In various items, we informed you on certain aspects of the Dutch Scheme of Arrangement (the “WHOA“). On 1 January 2021, this legislation will become effective. In this item, we discuss the last-minute changes made in the legislation process. These changes are to the advantage of the small SME creditor and to the disadvantage of financers with security rights.
20% rule for small creditors
The position of SME creditors is strengthened by the rule that this group of creditors should be offered at least 20% of their claim (the “20% rule“) in the restructuring plan, unless there are compelling reasons not to do so. An SME is a creditor who employs 50 or fewer people or who meets the requirements of Section 2:395a of the Dutch Civil Code (micro business) or Section 2:396 of the Dutch Civil Code (small business). A business qualifies as a micro or small business if at least two of the three requirements below are met with on two consecutive balance sheet dates:
- net turnover per year less than € 12,000,000
- balance sheet total less than € 6,000,000
- less than 50 employees
If less than 20% is offered to the SMEs, these creditors should be classified in a separate class. If the class of SME opposes to the restructuring plan, the court should assess the grounds for not offering the minimum threshold. In any event, the court will then assess whether it is sufficiently clear that a 20% distribution of the reorganization proceeds to SMEs is indeed not possible.

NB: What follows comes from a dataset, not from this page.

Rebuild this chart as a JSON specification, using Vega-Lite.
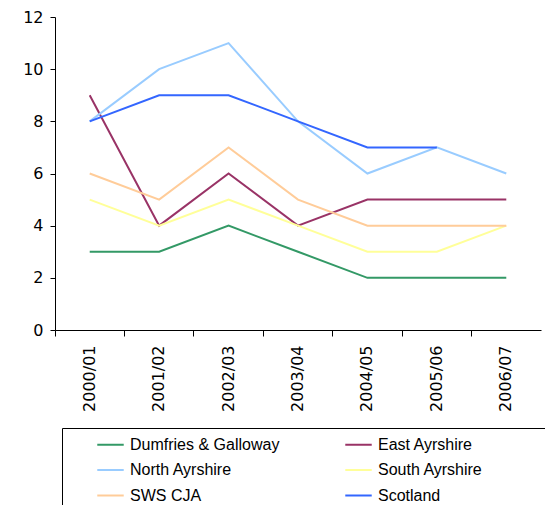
{
  "$schema": "https://vega.github.io/schema/vega-lite/v6.json",
  "width": 486,
  "height": 313,
  "autosize": "none",
  "padding": {"left": 55, "top": 17, "right": 4, "bottom": 175},
  "background": "white",
  "config": {"view": {"stroke": null}},
  "data": {
    "values": [
      {"year": "2000/01", "area": "Dumfries & Galloway", "value": 3},
      {"year": "2001/02", "area": "Dumfries & Galloway", "value": 3},
      {"year": "2002/03", "area": "Dumfries & Galloway", "value": 4},
      {"year": "2003/04", "area": "Dumfries & Galloway", "value": 3},
      {"year": "2004/05", "area": "Dumfries & Galloway", "value": 2},
      {"year": "2005/06", "area": "Dumfries & Galloway", "value": 2},
      {"year": "2006/07", "area": "Dumfries & Galloway", "value": 2},
      {"year": "2000/01", "area": "East Ayrshire", "value": 9},
      {"year": "2001/02", "area": "East Ayrshire", "value": 4},
      {"year": "2002/03", "area": "East Ayrshire", "value": 6},
      {"year": "2003/04", "area": "East Ayrshire", "value": 4},
      {"year": "2004/05", "area": "East Ayrshire", "value": 5},
      {"year": "2005/06", "area": "East Ayrshire", "value": 5},
      {"year": "2006/07", "area": "East Ayrshire", "value": 5},
      {"year": "2000/01", "area": "North Ayrshire", "value": 8},
      {"year": "2001/02", "area": "North Ayrshire", "value": 10},
      {"year": "2002/03", "area": "North Ayrshire", "value": 11},
      {"year": "2003/04", "area": "North Ayrshire", "value": 8},
      {"year": "2004/05", "area": "North Ayrshire", "value": 6},
      {"year": "2005/06", "area": "North Ayrshire", "value": 7},
      {"year": "2006/07", "area": "North Ayrshire", "value": 6},
      {"year": "2000/01", "area": "South Ayrshire", "value": 5},
      {"year": "2001/02", "area": "South Ayrshire", "value": 4},
      {"year": "2002/03", "area": "South Ayrshire", "value": 5},
      {"year": "2003/04", "area": "South Ayrshire", "value": 4},
      {"year": "2004/05", "area": "South Ayrshire", "value": 3},
      {"year": "2005/06", "area": "South Ayrshire", "value": 3},
      {"year": "2006/07", "area": "South Ayrshire", "value": 4},
      {"year": "2000/01", "area": "SWS CJA", "value": 6},
      {"year": "2001/02", "area": "SWS CJA", "value": 5},
      {"year": "2002/03", "area": "SWS CJA", "value": 7},
      {"year": "2003/04", "area": "SWS CJA", "value": 5},
      {"year": "2004/05", "area": "SWS CJA", "value": 4},
      {"year": "2005/06", "area": "SWS CJA", "value": 4},
      {"year": "2006/07", "area": "SWS CJA", "value": 4},
      {"year": "2000/01", "area": "Scotland", "value": 8},
      {"year": "2001/02", "area": "Scotland", "value": 9},
      {"year": "2002/03", "area": "Scotland", "value": 9},
      {"year": "2003/04", "area": "Scotland", "value": 8},
      {"year": "2004/05", "area": "Scotland", "value": 7},
      {"year": "2005/06", "area": "Scotland", "value": 7}
    ]
  },
  "mark": {"type": "line", "strokeWidth": 2},
  "encoding": {
    "x": {
      "field": "year",
      "type": "nominal",
      "scale": {"type": "band", "paddingInner": 0, "paddingOuter": 0},
      "axis": {
        "title": null,
        "labelAngle": -90,
        "labelFont": "DejaVu Sans",
        "labelFontSize": 16,
        "labelColor": "black",
        "labelPadding": 9,
        "bandPosition": 0,
        "tickSize": 6,
        "tickColor": "black",
        "domainColor": "black",
        "labelBaseline": "middle",
        "labelAlign": "right",
        "labelOffset": 0
      }
    },
    "y": {
      "field": "value",
      "type": "quantitative",
      "scale": {"domain": [0, 12], "nice": false},
      "axis": {
        "title": null,
        "values": [0, 2, 4, 6, 8, 10, 12],
        "grid": false,
        "labelFont": "DejaVu Sans",
        "labelFontSize": 16,
        "labelColor": "black",
        "tickSize": 5,
        "tickColor": "black",
        "domainColor": "black",
        "labelPadding": 7
      }
    },
    "color": {
      "field": "area",
      "type": "nominal",
      "sort": ["Dumfries & Galloway", "East Ayrshire", "North Ayrshire", "South Ayrshire", "SWS CJA", "Scotland"],
      "scale": {
        "domain": ["Dumfries & Galloway", "East Ayrshire", "North Ayrshire", "South Ayrshire", "SWS CJA", "Scotland"],
        "range": ["#339966", "#993366", "#99CCFF", "#FFFF99", "#FFCC99", "#3366FF"]
      },
      "legend": {
        "title": "\u00a0",
        "titleOrient": "right",
        "titlePadding": 60,
        "titleFontSize": 10,
        "titleColor": "white",
        "orient": "none",
        "legendX": 7,
        "legendY": 411,
        "columns": 2,
        "direction": "horizontal",
        "gridAlign": "each",
        "columnPadding": 32,
        "rowPadding": 2.5,
        "padding": 2,
        "symbolOffset": 32,
        "symbolType": "stroke",
        "symbolSize": 700,
        "symbolStrokeWidth": 2,
        "labelFont": "Liberation Sans",
        "labelFontSize": 16,
        "labelColor": "black",
        "labelOffset": 5,
        "labelLimit": 400,
        "strokeColor": "black",
        "offset": 0
      }
    }
  }
}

If the court deems the arguments put forward insufficient to deviate from the 20% rule, it will not approve the reorganization plan.
The 20% rule does not apply to:
- parties who have purchased receivables for less than 20% of the value
- financers with a subordinated loan without collateral
- legal entities within the group that provide mutual financing
- shareholders who also have an unsecured claim on the debtor
It must be said that for the debtor offering a restructuring plan, it might be difficult to determine whether their creditors qualify as SMEs.

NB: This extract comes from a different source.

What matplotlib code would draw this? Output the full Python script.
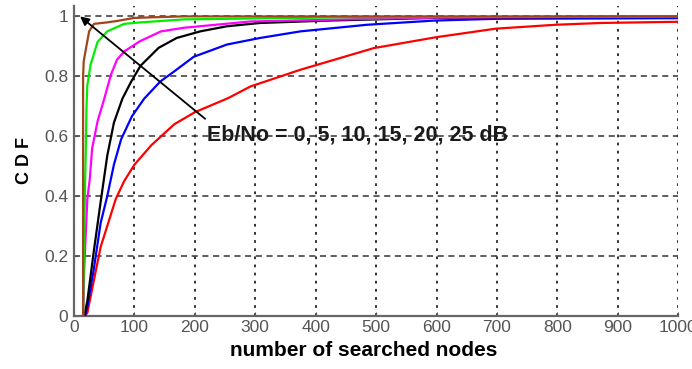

Priority for collateral holders limited to liquidation value
The WHOA legislation also stipulates that secured creditors shall be placed in a separate class only for the part of their claim that is secured by the value of the secured assets. For the other unsecured part, they will be placed in a class of creditors without priority. The secured part must be valued against the liquidation value. The background of this is the opinion that secured creditors should not have an exclusive right to the so-called “going concern surplus” – the added value achieved as a result of the reorganization.

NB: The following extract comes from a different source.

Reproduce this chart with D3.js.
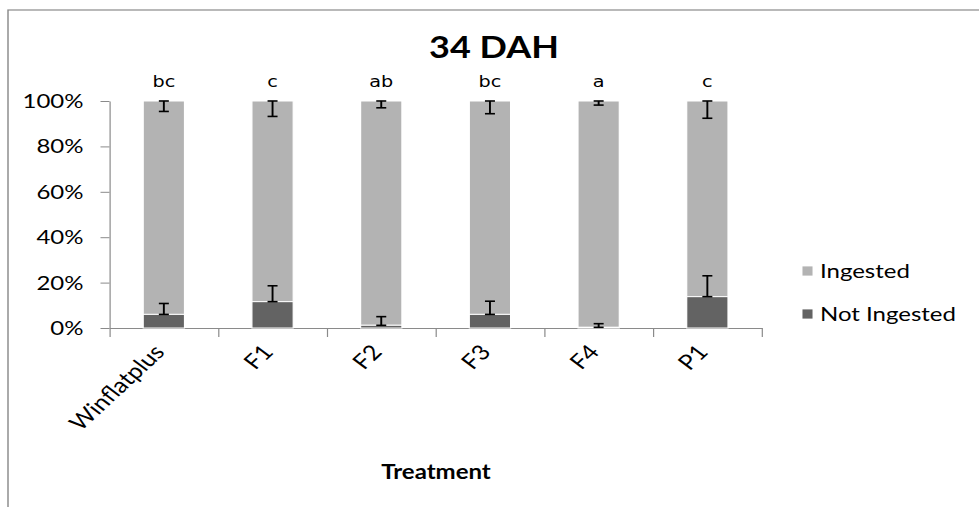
<!DOCTYPE html>
<html>
<head>
<meta charset="utf-8">
<script src="https://cdn.jsdelivr.net/npm/d3@7"></script>
<style>
  html, body { margin: 0; padding: 0; background: #fff; }
  svg { display: block; }
</style>
</head>
<body>
<div id="chart"></div>
<script>
// ---- data ----
const categories = ["Winflatplus", "F1", "F2", "F3", "F4", "P1"];
const notIngested = [6, 11.6, 1.2, 6, 0.3, 13.8];
const ingested = notIngested.map(v => 100 - v);
const errNotIngested = [4.8, 7, 3.8, 5.8, 1.6, 9.2];
const errIngested = [4.6, 6.8, 3, 5.6, 1.8, 7.6];
const letters = ["bc", "c", "ab", "bc", "a", "c"];
const yTicks = [0, 20, 40, 60, 80, 100];
const seriesNames = ["Ingested", "Not Ingested"];
const colors = { "Ingested": "#b3b3b3", "Not Ingested": "#636363" };

// ---- layout (the reference is horizontally stretched, so draw in compressed units) ----
const SX = 1.2;
const W = 979, H = 507;
const VW = W / SX;
const px = v => v / SX; // convert pixel x to view units

const svg = d3.select("#chart").append("svg")
  .attr("width", W).attr("height", H)
  .attr("viewBox", `0 0 ${VW} ${H}`)
  .attr("preserveAspectRatio", "none");

// outer chart border
svg.append("rect")
  .attr("x", px(8)).attr("y", 10)
  .attr("width", VW).attr("height", H)
  .attr("fill", "#fff").attr("stroke", "#8a8a8a").attr("stroke-width", 1.2);

const x = d3.scaleBand().domain(categories).range([px(109.5), px(761.7)]).padding(0);
const y = d3.scaleLinear().domain([0, 100]).range([328, 101]);
const barW = x.bandwidth() * 0.38;
const cx = c => x(c) + x.bandwidth() / 2;

// title
svg.append("text")
  .attr("x", px(494)).attr("y", 58)
  .attr("text-anchor", "middle")
  .attr("font-family", "Lato, 'Open Sans', sans-serif")
  .attr("font-weight", "bold").attr("font-size", 30)
  .attr("fill", "#000").text("34 DAH");

// y axis
const yAxis = svg.append("g")
  .attr("transform", `translate(${px(109.5)},0)`)
  .call(d3.axisLeft(y).tickValues(yTicks).tickFormat(d => d + "%")
    .tickSize(px(9)).tickSizeOuter(0).tickPadding(px(17)));
yAxis.select(".domain").attr("stroke", "#8a8a8a");
yAxis.selectAll(".tick line").attr("stroke", "#8a8a8a");
yAxis.selectAll(".tick text")
  .attr("font-family", "Lato, 'Open Sans', sans-serif")
  .attr("font-size", 20).attr("fill", "#000");

// x axis with ticks at category boundaries
const xb = d3.scaleLinear().domain([0, categories.length]).range(x.range());
const xAxis = svg.append("g")
  .attr("transform", `translate(0,${y(0)})`)
  .call(d3.axisBottom(xb).tickValues(d3.range(categories.length + 1))
    .tickFormat("").tickSize(9).tickSizeOuter(0));
xAxis.select(".domain").attr("stroke", "#8a8a8a");
xAxis.selectAll(".tick line").attr("stroke", "#8a8a8a");

// category labels
svg.append("g").selectAll("text").data(categories).join("text")
  .attr("transform", c => `translate(${cx(c) + px(2)},${y(0) + 25}) rotate(-48)`)
  .attr("text-anchor", "end")
  .attr("font-family", "Lato, 'Open Sans', sans-serif")
  .attr("font-size", 21).attr("fill", "#000")
  .text(c => c);

// bars
const rows = categories.map((c, i) => ({
  c, ni: notIngested[i], ing: ingested[i], eNi: errNotIngested[i], eIng: errIngested[i], letter: letters[i]
}));
const bars = svg.append("g");
bars.selectAll("rect.ing").data(rows).join("rect")
  .attr("class", "ing")
  .attr("x", d => cx(d.c) - barW / 2).attr("width", barW)
  .attr("y", d => y(d.ni + d.ing)).attr("height", d => y(d.ni) - y(d.ni + d.ing))
  .attr("fill", colors["Ingested"]).attr("stroke", "#fff").attr("stroke-width", 1);
bars.selectAll("rect.ni").data(rows).join("rect")
  .attr("class", "ni")
  .attr("x", d => cx(d.c) - barW / 2).attr("width", barW)
  .attr("y", d => y(d.ni)).attr("height", d => y(0) - y(d.ni))
  .attr("fill", colors["Not Ingested"]).attr("stroke", "#fff").attr("stroke-width", 1);

// error bars
const capW = px(10);
function errBar(g, xc, y1, y2) {
  g.append("line").attr("x1", xc).attr("x2", xc).attr("y1", y1).attr("y2", y2);
  g.append("line").attr("x1", xc - capW / 2).attr("x2", xc + capW / 2).attr("y1", y1).attr("y2", y1);
  g.append("line").attr("x1", xc - capW / 2).attr("x2", xc + capW / 2).attr("y1", y2).attr("y2", y2);
}
const eg = svg.append("g").attr("stroke", "#000").attr("stroke-width", 1.6);
rows.forEach(d => {
  errBar(eg, cx(d.c), y(d.ni), y(d.ni + d.eNi));
  errBar(eg, cx(d.c), y(100), y(100 - d.eIng));
});

// significance letters
svg.append("g").selectAll("text").data(rows).join("text")
  .attr("x", d => cx(d.c)).attr("y", 87)
  .attr("text-anchor", "middle")
  .attr("font-family", "'DejaVu Sans', sans-serif")
  .attr("font-size", 16).attr("fill", "#000")
  .text(d => d.letter);

// x axis title
svg.append("text")
  .attr("x", px(436)).attr("y", 479)
  .attr("text-anchor", "middle")
  .attr("font-family", "Lato, 'Open Sans', sans-serif")
  .attr("font-weight", "bold").attr("font-size", 20)
  .attr("fill", "#000").text("Treatment");

// legend
const legend = svg.append("g");
seriesNames.forEach((s, i) => {
  const ly = 271 + i * 43;
  legend.append("rect")
    .attr("x", px(802)).attr("y", ly - 5).attr("width", px(11)).attr("height", 10)
    .attr("fill", colors[s]).attr("stroke", "#fff").attr("stroke-width", 0.8);
  legend.append("text")
    .attr("x", px(820)).attr("y", ly + 7)
    .attr("font-family", "Lato, 'Open Sans', sans-serif")
    .attr("font-size", 20).attr("fill", "#000")
    .text(s);
});
</script>
</body>
</html>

No “Cash-Exit” for guarantors
A restructuring plan under the WHOA can modify creditors’ rights in many ways. Payments can be postponed but alternative payment in shares is also an option. Opposing creditors have the right to demand payment in cash equal to the amount they would receive in the event of bankruptcy. An exception is made for secured financers, who do not have the right to demand cash payment. However, if these secured financers do not agree to the debt for equity swap proposal, they should be offered an alternative. For instance, an amendment of the terms (for the secured part of their claim) that are more favorable to the debtor.